Although the intention with all the above was to clarify how all self-employed workers should make the calculation of the IBC, and this was made clear by the Minister of Labor, Angel Custodio Cabrera Baez, in his various interventions before the media, the reality is that many fundamental aspects on the subject were omitted, and mistakes were made in others, which in the end left more doubts than answers because.
- The article on which the reviviscence operated only regulates what refers to the IBC of self-employed workers for rendering services, but nothing is said about the IBC of self-employed workers on their own account or with a contract other than rendering services.
- The payment month in arrears of the contributions indicated in article 3.2.7.6. and article 2.2.1.1.1.1.7 of Decree 780 of 2016 should not be in force since this was established by Decree 1273 of 2018, on which, as the Ministry of Labor and the Ministry of Health had indicated in numerous concepts , the legal figure of the decay of the administrative act operated since the rule that served as its support (article 135 of Law 1753 of 2015) had disappeared, thus losing its enforceability. Thus, the rule that would come to regulate the issue would be Article 35 of Decree 1406 of 1999, partially compiled in Article 2.2.1.1.1.1.7 of Decree 780 of 2016, which states that self-employed workers should make the payment of their contributions for monthly periods and in advance.
- Es importante resaltar, además, que lo señalado en este concepto solo constituye una solución temporal, pues aún es necesario que el legislativo emita una ley que regule el asunto de manera definitiva.
Decree 1601 of 2022: resolving inconclusive answers
Coincidentally, on August 5, the Ministry of Health issued Decree 1601 of 2022 by which it regulated the presumption of income system for self-employed workers or workers with a contract other than the provision of services, a pending task since the issuance of Article 33 of Law 1438 of 2011, thus complying with Ruling 3120 of May 5, 2022 of the Council of State.
Likewise, it resumed the scheme of presumption of costs established in Resolutions 1400 of 2019 and 209 of 2020 of the UGPP which had been left without effect due to the unenforceability of Article 244 of Law 1955 of 2019.
Thus, the Decree in question established:
- The presumption of the obligation to the Social Security Health System for those self-employed workers on their own account or with a contract other than the rendering of services with net income equal to or higher than one (1) Minimum Legal Monthly Wage in Force (SMLMV).
- The procedure for the determination of the IBC of these workers, being this: (i) calculate the gross income; (ii) deduct the costs associated to the economic activity in accordance with the provisions of article 107 and following of the Tax Statute (ET) and other applicable rules, or the application of the percentage of costs indicated in the scheme of presumption of costs; and (iii) calculate and make the contribution to the SGSSI.
- The term for the payment of contributions, being this due month.

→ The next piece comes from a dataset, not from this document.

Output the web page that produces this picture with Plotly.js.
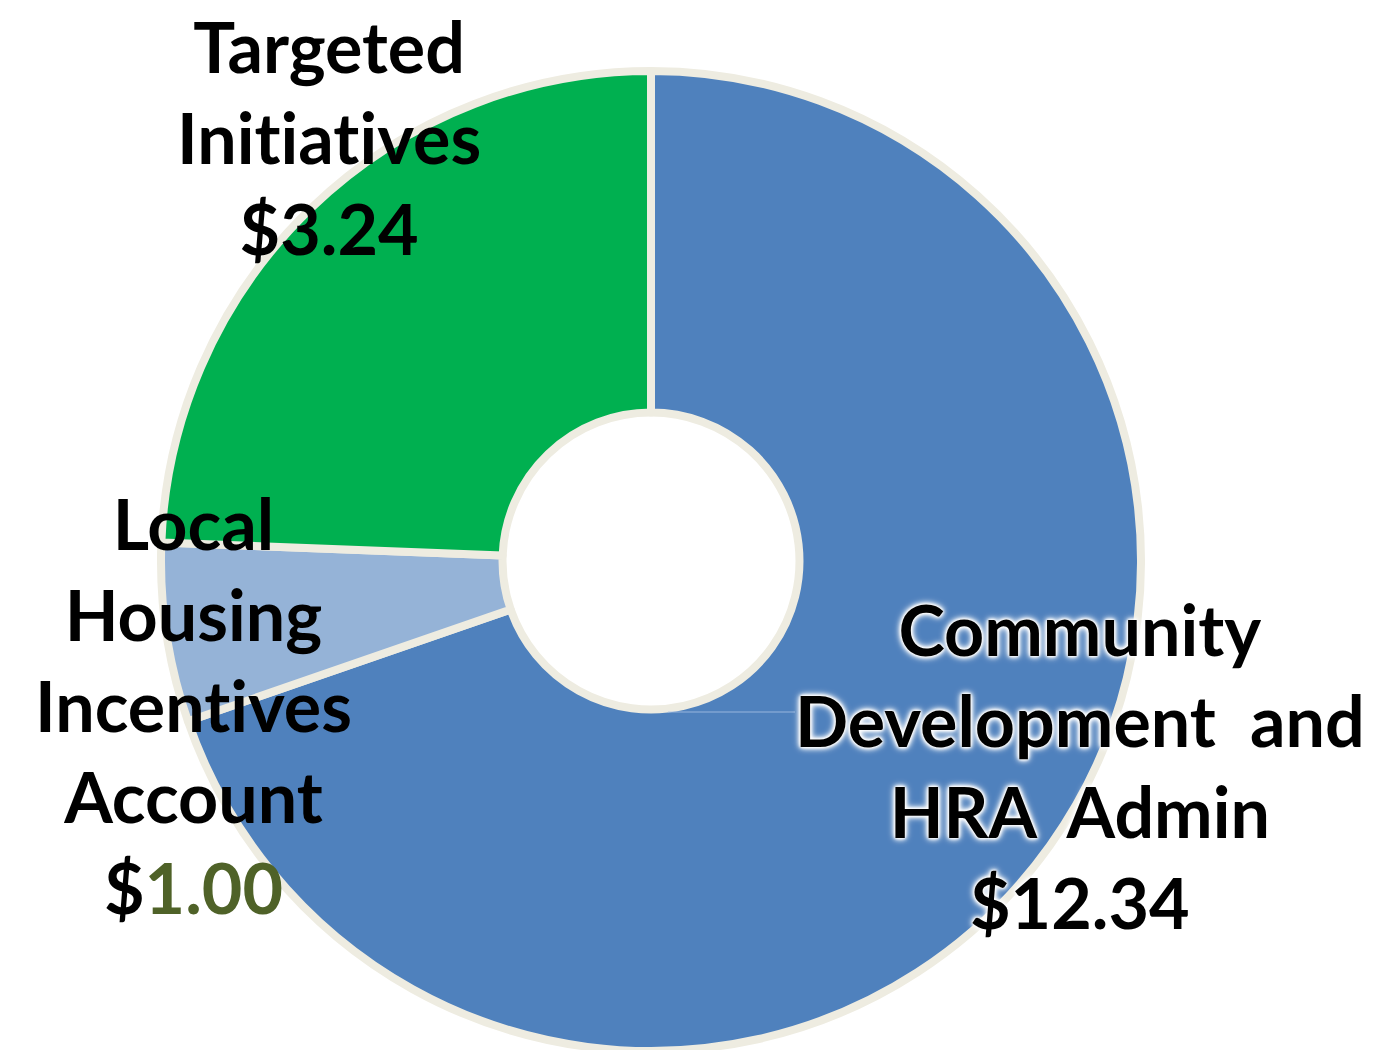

There is no doubt that this Decree was necessary and essential in order to duly regulate the IBC of self-employed workers, since the unified concept mentioned above had left many answers unresolved. However, it is necessary to highlight at this point that such legal uncertainty could have been avoided if the Congress of the Republic in compliance with its functions had legislated on the matter as it should have, which it did not do in more than 2 years if we take into account that since the declaration of unenforceability of Article 135 of Law 1753 of 2015 this scenario was seen coming. The above shows the lack of diligence and total disinterest on the part of the Congress to regulate such an important matter that has been the subject of so many controversies.

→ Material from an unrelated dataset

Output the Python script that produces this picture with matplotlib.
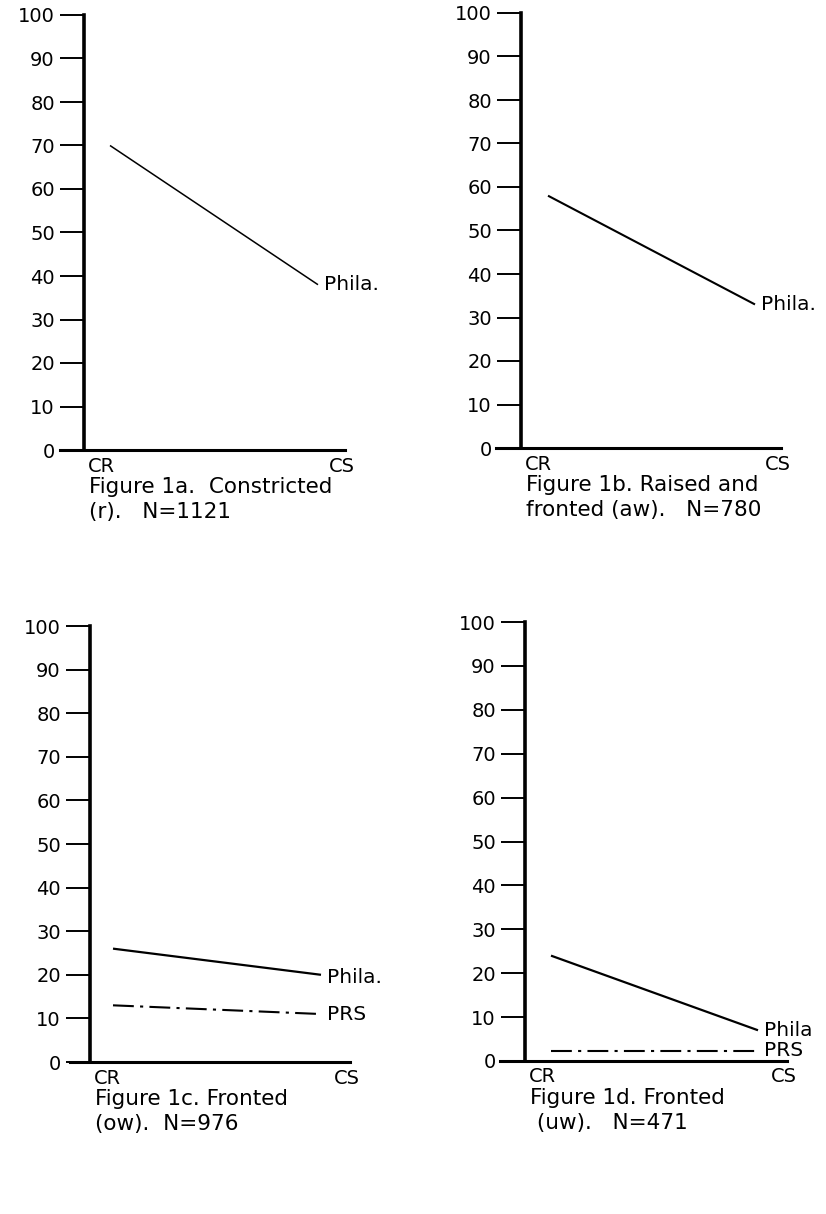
import matplotlib.pyplot as plt

W, H = 826, 1214

# valores (porcentaje)
x_labels = ["CR", "CS"]
yticks = [0, 10, 20, 30, 40, 50, 60, 70, 80, 90, 100]

phila_a = [70, 38]
phila_b = [58, 33]
phila_c = [26, 20]
prs_c = [13, 11]
phila_d = [24, 7]
prs_d = [2.3, 2.3]

captions = [
    ["Figure 1a.  Constricted", "(r).   N=1121"],
    ["Figure 1b. Raised and", "fronted (aw).   N=780"],
    ["Figure 1c. Fronted", "(ow).  N=976"],
    ["Figure 1d. Fronted", " (uw).   N=471"],
]

# disposicion en pixeles: borde izq, der, arriba (100), abajo (0), eje y, CR, CS
layout = [
    dict(l=60, r=345, t=15, b=450, yax=84, cr=110, cs=318),
    dict(l=496, r=781, t=13, b=448, yax=521, cr=548, cs=755),
    dict(l=70, r=350, t=626, b=1062, yax=90, cr=113, cs=321),
    dict(l=500, r=787, t=622, b=1061, yax=525, cr=551, cs=758),
]

series = [
    [("Phila.", phila_a, "-", 1.1, 0)],
    [("Phila.", phila_b, "-", 1.5, 0)],
    [("Phila.", phila_c, "-", 1.6, -3), ("PRS", prs_c, (0, (10, 3, 1.5, 3)), 1.5, 0)],
    [("Phila", phila_d, "-", 1.6, 0), ("PRS", prs_d, (0, (10, 3, 1.5, 3)), 1.5, 0)],
]

fs = 14
fig = plt.figure(figsize=(W / 100, H / 100), dpi=100)

for lay, ser, cap in zip(layout, series, captions):
    ax = fig.add_axes([lay["l"] / W, 1 - lay["b"] / H,
                       (lay["r"] - lay["l"]) / W, (lay["b"] - lay["t"]) / H])
    escala = lay["cs"] - lay["cr"]
    ax.set_xlim((lay["l"] - lay["cr"]) / escala, (lay["r"] - lay["cr"]) / escala)
    ax.set_ylim(0, 100)

    for nombre, vals, ls, lw, dy in ser:
        ax.plot([0, 1], vals, color="black", lw=lw, linestyle=ls,
                solid_capstyle="butt")
        ax.annotate(nombre, xy=(1, vals[-1]), xytext=(6, dy),
                    textcoords="offset pixels", va="center", ha="left",
                    fontsize=fs + 0.5, color="black")

    # ejes
    for s in ["top", "right"]:
        ax.spines[s].set_visible(False)
    ax.spines["left"].set_position(("axes", (lay["yax"] - lay["l"]) / (lay["r"] - lay["l"])))
    ax.spines["left"].set_linewidth(2.6)
    ax.spines["bottom"].set_linewidth(2.2)
    ax.set_yticks(yticks)
    ax.tick_params(axis="y", length=17, width=1.4, pad=4, labelsize=fs)
    ax.set_xticks([])

    # etiquetas CR / CS
    ycr = lay["b"] + 16
    fig.text((lay["yax"] + 4) / W, 1 - ycr / H, x_labels[0], fontsize=fs,
             va="center", ha="left")
    fig.text((lay["r"] + 10) / W, 1 - ycr / H, x_labels[1], fontsize=fs,
             va="center", ha="right")

    # pie de figura
    for i, linea in enumerate(cap):
        fig.text((lay["yax"] + 5) / W, 1 - (lay["b"] + 37 + 25 * i) / H, linea,
                 fontsize=fs + 1.5, va="center", ha="left")

fig.savefig("out.png", dpi=100)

Additionally, the question arises as to whether in fact the present regulation fully complies with the provisions of the ruling issued by the Council of State, since according to the provisions of paragraph 2 of Article 204 of Law 100 of 1993, the income presumption system issued by the National Government for the calculation of the IBC of independent workers should take into account: the level of education, work experience, economic activities, region of operation and assets of the individuals; which in the present case is not complied with since to a greater extent what was done was to compile the aforementioned cost presumption system.
And now, after all that has been said above, it remains to resolve the question ...

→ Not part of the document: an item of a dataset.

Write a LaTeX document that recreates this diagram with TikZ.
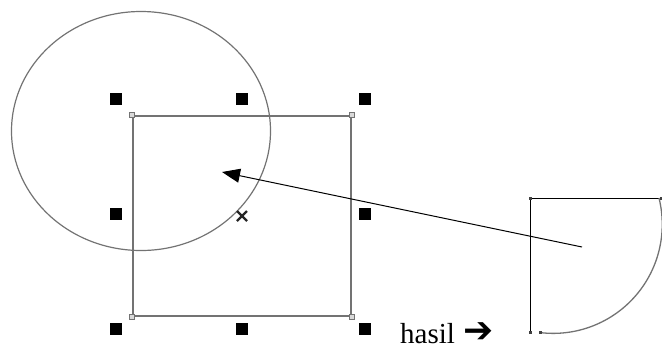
\documentclass[tikz,border=0pt]{standalone}
\usepackage{fontspec}
\setmainfont{Liberation Serif}
\newfontfamily\symfont{DejaVu Sans}
\usetikzlibrary{arrows.meta,calc}

\begin{document}
\begin{tikzpicture}[x=1pt, y=-1pt,
  outline/.style={draw=black!55, line width=1.3pt},
  handle/.style={fill=black, minimum size=12pt, inner sep=0pt},
  corner/.style={draw=black!55, fill=black!15, minimum size=5pt, inner sep=0pt, line width=0.8pt},
  dot/.style={fill=black!75, minimum size=3pt, inner sep=0pt},
  arr/.style={-{Triangle[length=18pt, width=14pt]}, line width=1pt}
]
\useasboundingbox (0,0) rectangle (662,349);

% original circle and the selection box
\draw[black!55, line width=1.2pt] (141,131) ellipse [x radius=129.5, y radius=119.5];
\node[outline, minimum width=218pt, minimum height=200pt, inner sep=0pt] (sel) at (242,216) {};
\foreach \a in {north west, north east, south west, south east}
  \node[corner] at (sel.\a) {};
\foreach \a/\dx/\dy in {north west/-16/-16, north/0/-16, north east/13/-16,
                        west/-16/-2, east/13/-2,
                        south west/-16/12, south/0/12, south east/13/12}
  \node[handle] at ([shift={(\dx,\dy)}]sel.\a) {};
\draw[black!85, line width=2.2pt] ([shift={(-5,-5)}]sel.center) -- ([shift={(5,5)}]sel.center)
  ([shift={(-5,5)}]sel.center) -- ([shift={(5,-5)}]sel.center);

% trimmed result
\coordinate (q1) at (530,198);
\coordinate (q2) at (659,198);
\coordinate (q3) at (530,332);
\coordinate (q4) at (540,332);
\draw[line width=1pt] (q3) -- (q1) -- (q2);
\draw[black!55, line width=1.3pt] (q2) arc[start angle=-14, end angle=97, radius=109];
\foreach \p in {q1, q3, q4}
  \node[dot] at (\p) {};
\node[dot] at ([shift={(2,0)}]q2) {};

\coordinate (from) at (582,247);
\coordinate (tip) at (222,172);
\draw[arr] (from) -- (tip);

\node[font=\fontsize{29}{32}\selectfont, anchor=base west, inner sep=0pt] (hasil) at (400,343)
  {hasil\hspace{9pt}\raisebox{0.5pt}{\symfont\bfseries\fontsize{36}{36}\selectfont ➔}};
\end{tikzpicture}
\end{document}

If I am self-employed, how do I calculate my IBC for the payment of SGSSI contributions?
Well, nowadays you should take into account the following:
- Self-employed workers with a service contract: They must make their contributions on a maximum basis of 40% of the monthly value of the contract, as opposed to before, which was on a minimum basis with respect to the same percentage. As regards the term for making the payment, and in accordance with the provisions of the unified concept, this must continue to be made month in arrears, without prejudice to the aforementioned with respect to the advance payment.
- Self-employed workers on their own account or with contracts other than the rendering of services: Those who receive net income equal to or greater than one (1) SMLMV shall be obliged to contribute. For the calculation of their IBC they must deduct from their gross income the costs associated to their activity - according to article 107 ET and following - or apply the cost presumption system. The payment of the contribution must be made on a monthly basis.
It must be said that, without detriment to the discussion that may arise regarding the term for the payment of contributions of independent workers with service provision contracts, we consider that it is advisable to apply the provisions of the concept and make them month in arrears because, although the law and jurisprudence indicate that the concepts issued at the request of an interested party are not mandatory or enforceable, Likewise, the Constitutional Court has pointed out that there are exceptional cases where the concepts issued within the administration may be binding, as this may well be the case since it is a concept issued by the Ministry of Finance and Public Credit, the Ministry of Labor and Health and Social Protection, addressed to the Pension and Parafiscal Management Unit - UGPP, the entity in charge of carrying out the control processes for the correct payment of Social Security and parafiscal contributions.
Finally, it must be taken into account that the tax reform bill filed last August 8 by the current Minister of Finance and Public Credit, Jose Antonio Ocampo, reincorporates in its article 67 the content of article 244 of Law 1955 of 2022, thus indicating the IBC of the three types of independent workers already mentioned, for which reason special attention must be paid to the final text of this reform that will greatly affect all Colombians.